Sunday was Dr. Darden’s birthday. She decided to do what she has always done: preach. “I gave my life to Jesus when I was 20 years old. I’m going to preach until the Lord says enough.”
She said she founded her own church in 1983 because she had gained through study and prayer a “deeper, increased knowledge. I wanted to help other people [attain it]. People need to exercise their faith. You can’t stay a baby all the time.”
One of Dr. Darden’s “spiritual child ren,” Shawn Hardy, said she preached her first sermon in 1958 in her dad’s chapel. The subject: “Fear not.”

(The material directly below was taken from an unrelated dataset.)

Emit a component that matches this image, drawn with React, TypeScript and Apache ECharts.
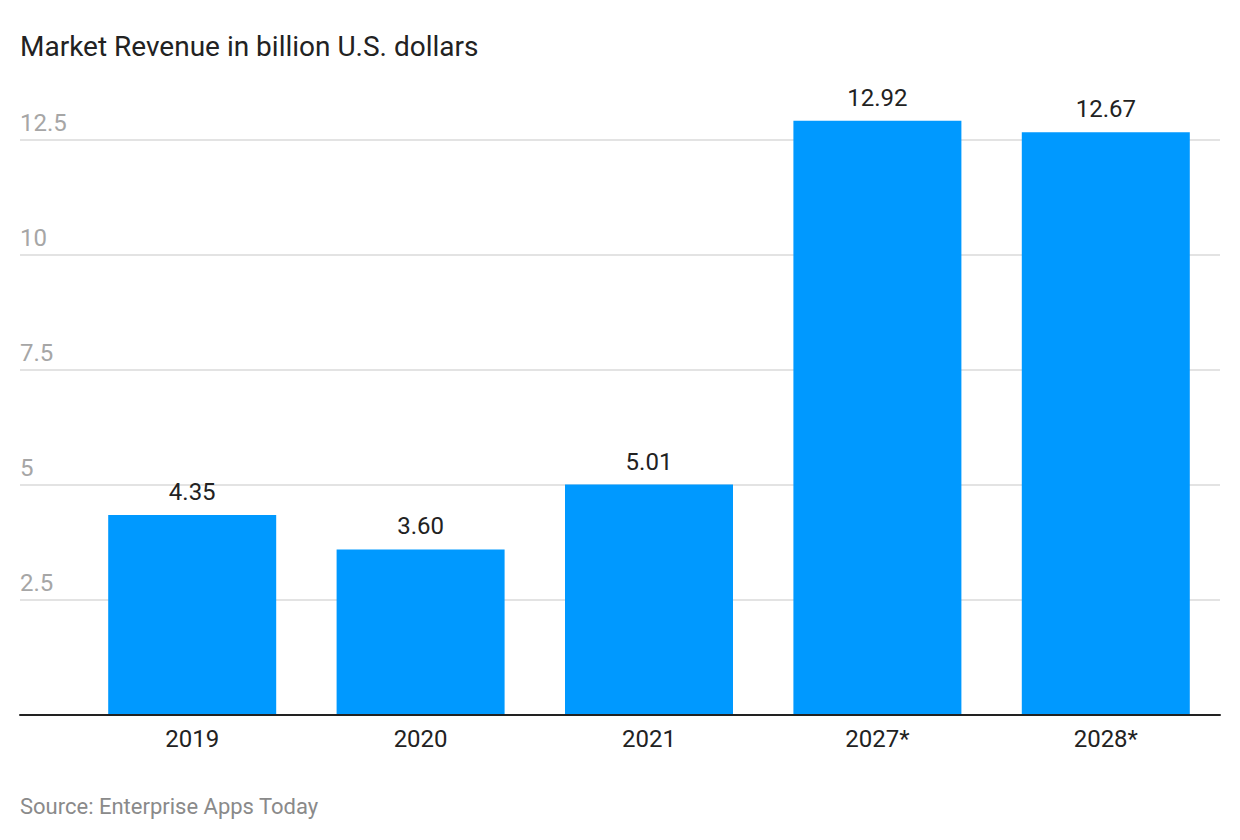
import React, { useEffect, useRef } from "react";
import * as echarts from "echarts";

const categories = ["2019", "2020", "2021", "2027*", "2028*"];
const revenue = [4.35, 3.6, 5.01, 12.92, 12.67];
const titleText = "Market Revenue in billion U.S. dollars";
const sourceText = "Source: Enterprise Apps Today";

const FONT = "Roboto, 'Noto Sans', sans-serif";

export default function App() {
  const ref = useRef<HTMLDivElement>(null);
  useEffect(() => {
    if (!ref.current) return;
    const chart = echarts.init(ref.current, undefined, { renderer: "svg" });
    chart.setOption({
      animation: false,
      backgroundColor: "#ffffff",
      textStyle: { fontFamily: FONT },
      title: [
        {
          text: titleText,
          left: 20,
          top: 32,
          padding: 0,
          textStyle: { fontSize: 28, fontWeight: "normal", color: "#222222", fontFamily: FONT },
        },
        {
          text: sourceText,
          left: 20,
          top: 795,
          padding: 0,
          textStyle: { fontSize: 22, fontWeight: "normal", color: "#8a8a8a", fontFamily: FONT },
        },
      ],
      grid: [
        { left: 20, right: 20, top: 140, bottom: 125, containLabel: false },
        { left: 78, right: 20, top: 71, bottom: 125, containLabel: false },
      ],
      xAxis: [
        {
          gridIndex: 0,
          type: "category",
          data: [""],
          axisLine: { show: true, lineStyle: { color: "#222222", width: 2 } },
          axisTick: { show: false },
          axisLabel: { show: false },
          splitLine: { show: false },
          z: 5,
        },
        {
          gridIndex: 1,
          type: "category",
          data: categories,
          axisLine: { show: false },
          axisTick: { show: false },
          axisLabel: {
            show: true,
            color: "#222222",
            fontSize: 24,
            fontFamily: FONT,
            margin: 12,
          },
          splitLine: { show: false },
        },
      ],
      yAxis: [
        {
          gridIndex: 0,
          type: "value",
          min: 0,
          max: 12.5,
          interval: 2.5,
          axisLine: { show: false },
          axisTick: { show: false },
          splitLine: { show: true, lineStyle: { color: "#e3e3e3", width: 2 } },
          axisLabel: {
            show: true,
            inside: true,
            margin: 0,
            align: "left",
            verticalAlign: "bottom",
            padding: [0, 0, 5, 0],
            color: "#a6a6a6",
            fontSize: 24,
            fontFamily: FONT,
            showMinLabel: false,
            formatter: (v: number) => String(v),
          },
        },
        {
          gridIndex: 1,
          type: "value",
          min: 0,
          max: 14,
          axisLine: { show: false },
          axisTick: { show: false },
          splitLine: { show: false },
          axisLabel: { show: false },
        },
      ],
      series: [
        {
          type: "bar",
          xAxisIndex: 1,
          yAxisIndex: 1,
          data: revenue,
          barWidth: 168,
          itemStyle: { color: "#0099ff" },
          label: {
            show: true,
            position: "top",
            distance: 11,
            color: "#222222",
            fontSize: 24,
            fontFamily: FONT,
            formatter: (p: any) => p.value.toFixed(2),
          },
          z: 3,
        },
      ],
    });
    return () => chart.dispose();
  }, []);
  return (
    <div
      ref={ref}
      style={{ position: "absolute", left: 0, top: 0, width: 1240, height: 840 }}
    />
  );
}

“Jesus has vessels on planet earth to get the job done,” Hardy said, and Dr. Darden is one of them. He called her “a pioneer of the gospel trail for women.”
Then he called for “some church” in her honor even though it was Saturday. By “church” he meant hand-clapping, rollicking songs and rhythms of praise. Click on the arrow for a sampling.
When she was wheeled out into the brisk weather down the bumpy sidewalk to the corner and witnessed the paper covering dropped over the newly named corner, Dr. Darden said simply, “I’m happy.”